Liquid refreshment for people and plants this week. Some of those new plants we just put in like a little extra water, actually. On Thursday, Aug. 15, Gormel called the event a baptism and says the plants appear to be doing fine.

Other than a thin coating of silt on some, he says, “they are all in place, upright and reaching for the sky!”

–John O. Buckley

Getting back on track

The garden volunteers have returned to scurrying about the Brandywine Conservancy’s grounds, trying to catch up with their normal duties.  The installation of the new gardens is complete. Now the watering, and watchful waiting, begins.

The Brandywine Wildflower Journal was on the clock (OK, off the clock; we’re volunteers) and roving about on Tuesday, Aug. 6, taking notes and photographs with one hand, and watering and weeding with the other. Hey, we can dream.

John Buckley photo
Early August morn: Garden Phlox and the stately river birch tree near the Museum entrance.

If you haven’t visited lately, this is a fantastic time for flowering plants on the Museum and Conservancy grounds. So much is in bloom. Flock to see the Phlox, for one. What a visual feast.
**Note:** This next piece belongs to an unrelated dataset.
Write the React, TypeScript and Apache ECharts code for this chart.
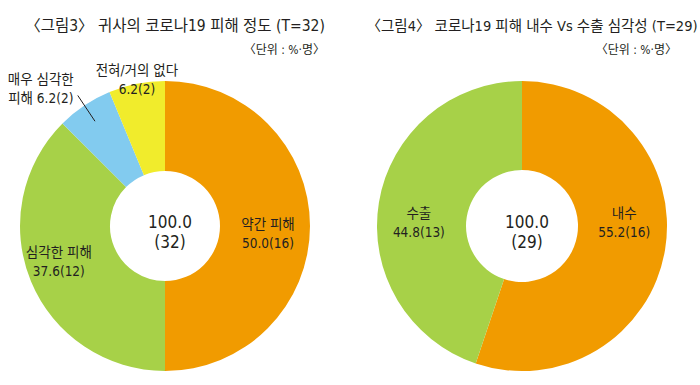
import React, { useEffect, useRef } from "react";
import * as echarts from "echarts";

const leftTitle = "〈그림3〉 귀사의 코로나19 피해 정도 (T=32)";
const rightTitle = "〈그림4〉 코로나19 피해 내수 Vs 수출 심각성 (T=29)";
const unitLabel = "〈단위 : %·명〉";

const leftNames = ["약간 피해", "심각한 피해", "매우 심각한\n피해", "전혀/거의 없다"];
const leftPercents = ["50.0", "37.6", "6.2", "6.2"];
const leftCounts = [16, 12, 2, 2];

const rightNames = ["내수", "수출"];
const rightPercents = ["55.2", "44.8"];
const rightCounts = [16, 13];

const totalPercent = "100.0";

const leftColors = ["#F19B00", "#A7D148", "#82CBEF", "#F1EC2C"];
const rightColors = ["#F19B00", "#A7D148"];

const FONT = "'Liberation Sans Narrow', 'DejaVu Sans Condensed', 'Noto Sans CJK KR', sans-serif";
const TEXT = "#231F20";

const LEFT_C = [165, 226];
const RIGHT_C = [522, 226];
const R_OUT = 145;

export default function App() {
  const ref = useRef<HTMLDivElement>(null);
  useEffect(() => {
    if (!ref.current) return;
    const chart = echarts.init(ref.current, null, { renderer: "svg" });

    const leftOffsets = [[0, 7], [-11, -4], [-67, -52], [-8, -45]];
    const rightOffsets = [[0, -20], [-1, 13]];

    const leftData = leftNames.map((n, i) => ({
      name: n,
      value: leftCounts[i],
      itemStyle: { color: leftColors[i] },
      label: { offset: leftOffsets[i] },
    }));
    const rightData = rightNames.map((n, i) => ({
      name: n,
      value: rightCounts[i],
      itemStyle: { color: rightColors[i] },
      label: { offset: rightOffsets[i] },
    }));

    // leader line for "매우 심각한 피해" along its slice mid-angle
    const leftTotal = leftCounts.reduce((a, b) => a + b, 0);
    const before = leftCounts.slice(0, 2).reduce((a, b) => a + b, 0);
    const midFrac = (before + leftCounts[2] / 2) / leftTotal;
    const ang = midFrac * Math.PI * 2; // clockwise from top
    const pt = (r: number) => [LEFT_C[0] + r * Math.sin(ang), LEFT_C[1] - r * Math.cos(ang)];
    const p1 = pt(126);
    const p2 = pt(157);

    const rightTotal = rightCounts.reduce((a, b) => a + b, 0);

    const labelCommon = {
      show: true,
      position: "inside",
      fontFamily: FONT,
      fontSize: 13.5,
      lineHeight: 19,
      color: TEXT,
      align: "center",
    };

    const titleStyleL = { fontFamily: FONT, fontSize: 15.5, fontWeight: "normal", color: TEXT };
    const titleStyleR = { fontFamily: FONT, fontSize: 14.5, fontWeight: "normal", color: TEXT };
    const unitStyle = { fontFamily: FONT, fontSize: 12, fontWeight: "normal", color: TEXT };
    const centerStyle = { fontFamily: FONT, fontSize: 17, lineHeight: 20, fontWeight: "normal", color: TEXT, align: "center" };

    chart.setOption({
      animation: false,
      title: [
        { text: leftTitle, left: 170, top: 13, textAlign: "center", textStyle: titleStyleL },
        { text: rightTitle, left: 527, top: 14, textAlign: "center", textStyle: titleStyleR },
        { text: unitLabel, right: 370, top: 39, textStyle: unitStyle },
        { text: unitLabel, right: 18, top: 39, textStyle: unitStyle },
        {
          text: `${totalPercent}\n(${leftTotal})`,
          left: LEFT_C[0],
          top: LEFT_C[1] - 19,
          textAlign: "center",
          textStyle: centerStyle,
        },
        {
          text: `${totalPercent}\n(${rightTotal})`,
          left: RIGHT_C[0],
          top: RIGHT_C[1] - 19,
          textAlign: "center",
          textStyle: centerStyle,
        },
      ],
      graphic: [
        {
          type: "line",
          shape: { x1: p1[0], y1: p1[1], x2: p2[0], y2: p2[1] },
          style: { stroke: "#231F20", lineWidth: 1 },
          z: 100,
        },
      ],
      series: [
        {
          type: "pie",
          center: LEFT_C,
          radius: [55, R_OUT],
          startAngle: 90,
          clockwise: true,
          avoidLabelOverlap: false,
          label: {
            ...labelCommon,
            formatter: (p: any) => `${leftNames[p.dataIndex]}${p.dataIndex === 2 ? " " : "\n"}${leftPercents[p.dataIndex]}(${leftCounts[p.dataIndex]})`,
          },
          labelLine: { show: false },
          emphasis: { disabled: true },
          data: leftData,
        },
        {
          type: "pie",
          center: RIGHT_C,
          radius: [56, R_OUT],
          startAngle: 90,
          clockwise: true,
          avoidLabelOverlap: false,
          label: {
            ...labelCommon,
            formatter: (p: any) => `${rightNames[p.dataIndex]}\n${rightPercents[p.dataIndex]}(${rightCounts[p.dataIndex]})`,
          },
          labelLine: { show: false },
          emphasis: { disabled: true },
          data: rightData,
        },
      ],
    });
    return () => chart.dispose();
  }, []);
  return (
    <div
      ref={ref}
      style={{ position: "fixed", left: 0, top: 0, width: 700, height: 385, background: "#fff" }}
    />
  );
}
A visitor stopped to chat about the cardinal flowers, Lobelia cardinalis. Its brilliant red spikes are a spectacular sight. They can take your breath away, and make you want to talk, at the same time.

The short-lived blossoms of Hibiscus moscheutos are coming and going. The fleeting nature of this summer flower adds to its allure. Miss this beauty’s train and you’ll have to be faster on your feet. Next year.

John Buckley photo
Fleeting beauty: Blooms on the Crimson-Eyed Rose Mallow, Hibiscus moscheutos, in the Museum’s parking area come and go quickly in late summer; each flower lasts just one day.

Hollow Joe-Pye weed abounds. If you have trouble spotting this tall plant topped with big, purple lacy domes, just look for the swallowtail butterflies. Or ask: “Has anyone seen the Eupatorium fistulosum?”

And get ready to smile.

John Buckley photo
Can’t resist: Tiger swallowtail butterflies love the Joe-Pye.